Escart provides the perfect secluded getaway with spectacular inland and coastal views. The property has plenty of scope for improvement and affords potential purchasers the opportunity to create a new stand-alone farm/mini estate or equine property but might equally lend itself to small-scale rewilding or as a forestry investment.
The substantial farmhouse faces west with fine views of West Loch Tarbert down the driveway. While currently in derelict condition, the farmhouse presents an opportunity for the buyer to either restore the existing building or alternatively develop a new dwelling (subject to the gaining the requisite planning permission) on either the same site or elsewhere on the farm. The current structure is of traditional stone construction under a pitched timber-framed slate-covered roof and extends over two-and-a-half storeys with a single-storey extension to the rear and conservatory to the front.

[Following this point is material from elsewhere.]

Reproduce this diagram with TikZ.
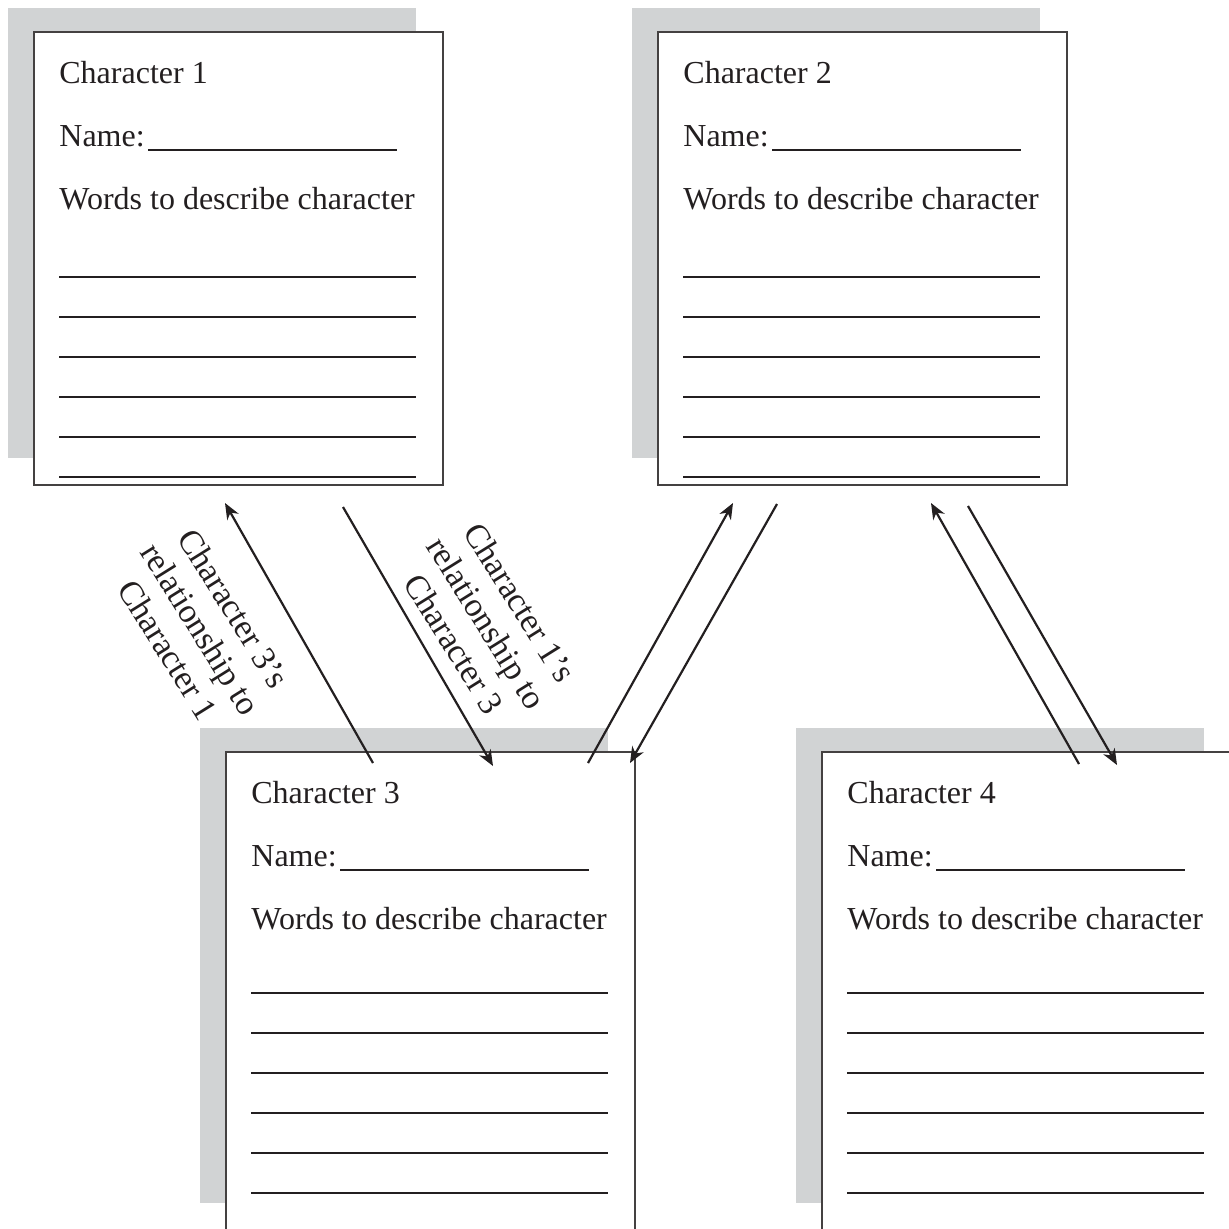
\documentclass[tikz,border=0pt]{standalone}
\usepackage{fontspec}
\setmainfont{Liberation Serif}
\usetikzlibrary{arrows.meta,calc}
\definecolor{cardshadow}{HTML}{D1D3D4}
\definecolor{ink}{HTML}{231F20}
\begin{document}
\begin{tikzpicture}[x=0.5pt,y=-0.5pt,
  card/.style={draw=ink!85, line width=0.75pt, fill=white, anchor=north west,
    minimum width=204.5pt, inner sep=0pt, outer sep=0pt},
  rule/.style={draw=ink, line width=0.75pt},
  cardtext/.style={anchor=base west, inner sep=0pt,
    font=\fontsize{16pt}{19pt}\selectfont, text=ink},
  relation/.style={font=\fontsize{17pt}{19.5pt}\selectfont, align=center,
    rotate=-58, text=ink, inner sep=0pt},
  link/.style={draw=ink, line width=1.1pt,
    -{Stealth[length=8pt,width=6.5pt,inset=2.5pt]}}]
\useasboundingbox (0,0) rectangle (1229,1228);
\clip (0,0) rectangle (1229,1228);

% character cards: number / left / top / shadow height / card height / first rule
\foreach \n/\px/\py/\sh/\bh/\rs in
  {1/34/32/450/453/245, 2/658/32/450/453/245,
   3/226/752/475/540/241, 4/822/752/475/540/241} {
  \fill[cardshadow] (\px-26,\py-24) rectangle ++(408,\sh);
  \node[card, minimum height=\bh*0.5pt] (c\n) at (\px,\py) {};
  \node[cardtext] (t\n) at ($(c\n.north west)+(25,51)$) {Character \n};
  \node[cardtext] (n\n) at ($(c\n.north west)+(25,114)$) {Name:};
  \draw[rule] ($(c\n.north west)+(114,118)$) -- ++(249,0);
  \node[cardtext] (w\n) at ($(c\n.north west)+(25,177)$) {Words to describe character};
  \foreach \k in {0,...,5}
    \draw[rule] ($(c\n.north west)+(25,\rs+\k*40)$) -- ++(357,0);
}

% relationship labels
\node[relation] (r31) at (201,629) {Character 3's\\relationship to\\Character 1};
\node[relation] (r13) at (487,623) {Character 1's\\relationship to\\Character 3};

% connector ends
\coordinate (p31) at (373,763); \coordinate (q31) at (225,503);
\coordinate (p13) at (343,507); \coordinate (q13) at (493,766);
\coordinate (p32) at (588,763); \coordinate (q32) at (733,503);
\coordinate (p23) at (777,504); \coordinate (q23) at (630,763);
\coordinate (p42) at (1079,764); \coordinate (q42) at (931,503);
\coordinate (p24) at (968,506); \coordinate (q24) at (1117,765);

\draw[link] (p31) -- (q31);
\draw[link] (p13) -- (q13);
\draw[link] (p32) -- (q32);
\draw[link] (p23) -- (q23);
\draw[link] (p42) -- (q42);
\draw[link] (p24) -- (q24);
\end{tikzpicture}
\end{document}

Given its current condition, it will not be possible to safely inspect the interior, but we understand the accommodation formerly included:
Ground floor: Dining room, living room and conservatory all accessed from a hallway with stairs leading to the first floor. The kitchen/breakfast room to the rear is accessed off the dining room, which runs the full width of the building. The back door is accessed through the boot room with further access to the utility and WC. A pantry adjoins the kitchen.
First floor: Consisting of four double bedrooms with two family bathrooms at the front and rear of the house, accessed off two hallways.
Second floor: Three further double bedrooms and a shared bathroom.
Extending to approximately 198.47 acres (80.32 hectares). The majority of the land lies to the east of the A83 with a smaller area to the west. A single small standalone field lies to the south of the West Loch Shores holiday park. The farm does not have a formal farming operation at present, and there are no Basic Payment Entitlements owned or included in the sale. In general, the land can all be described as being permanent pasture or rough grazing, with areas of woodland grazing in the north east.
The main block of land is divided into several enclosures by mainly post and wire fences. It is understood that all the land has been designated within the Less Favoured Area (LFA) with the majority classified as Grade 5.3 by the James Hutton Institute Land Classification for Agriculture system. In addition, all the agricultural land is IACS registered but not currently being claimed upon.
Escart would provide extensive grazing and enclosed space for an equestrian-minded purchaser and ample room for the development of a riding area/ménage and stabling, whether in a bespoke building or conversion of the existing structures.